Thousands protested against the bill in recent weeks amid fears many public services would be curtailed.
“Bill 96 is the most significant derogation of human rights in the history of Quebec and Canada,” Marlene Jennings, head of the Quebec Community Groups Network, which promotes the rights of English-speakers in the province, said in a statement.
“This legislation revokes the right to access services in English for some 300,000 to 500,000 English-speaking Quebecers,” she said.
Julius Grey, a lawyer leading the fight against the bill, called its passage one of the “most gratuitous uses of power I’ve ever seen” in an interview with CTV News.
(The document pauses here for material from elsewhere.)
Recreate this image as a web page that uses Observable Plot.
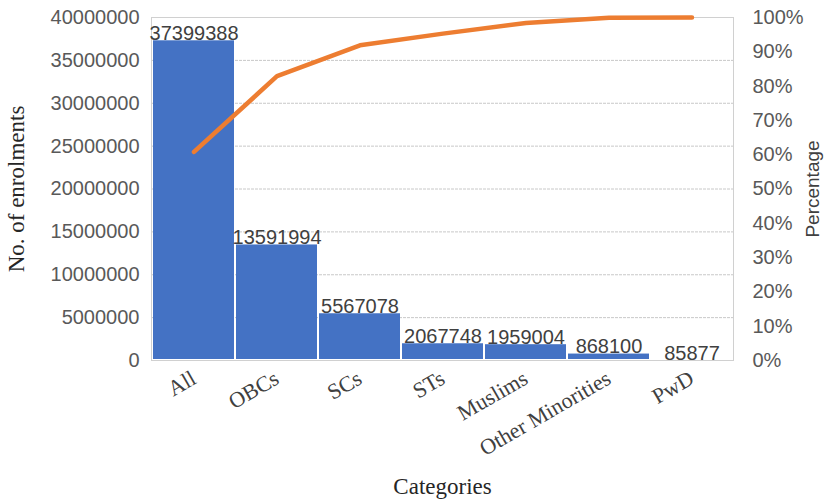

Grey said he and other lawyers planned to mount a series of legal challenges, adding they would fight it all the way to the United Nations.
The bill has also faced criticism from Indigenous groups, who say it erodes Indigenous language rights.
Earlier this month, the Haudenosaunee Longhouse, the traditional Mohawk government in the community of Kahnawake, pledged to defy the law, saying in a statement the bill “will never apply” to its people on their ancestral lands.
On Tuesday, the Assembly of First Nations called Bill 96 “a major step backwards” that harmed reconciliation efforts.
By invoking a legislative mechanism known as the “notwithstanding clause” to make the law immune from constitutional challenges, the Quebec government has significantly lessened the chances the federal government will intervene.
Justin Trudeau, the prime minister, whose electoral district is in Quebec, has been wary in explicitly criticizing the legislation, only telling reporters he had “concerns” about the content of the bill.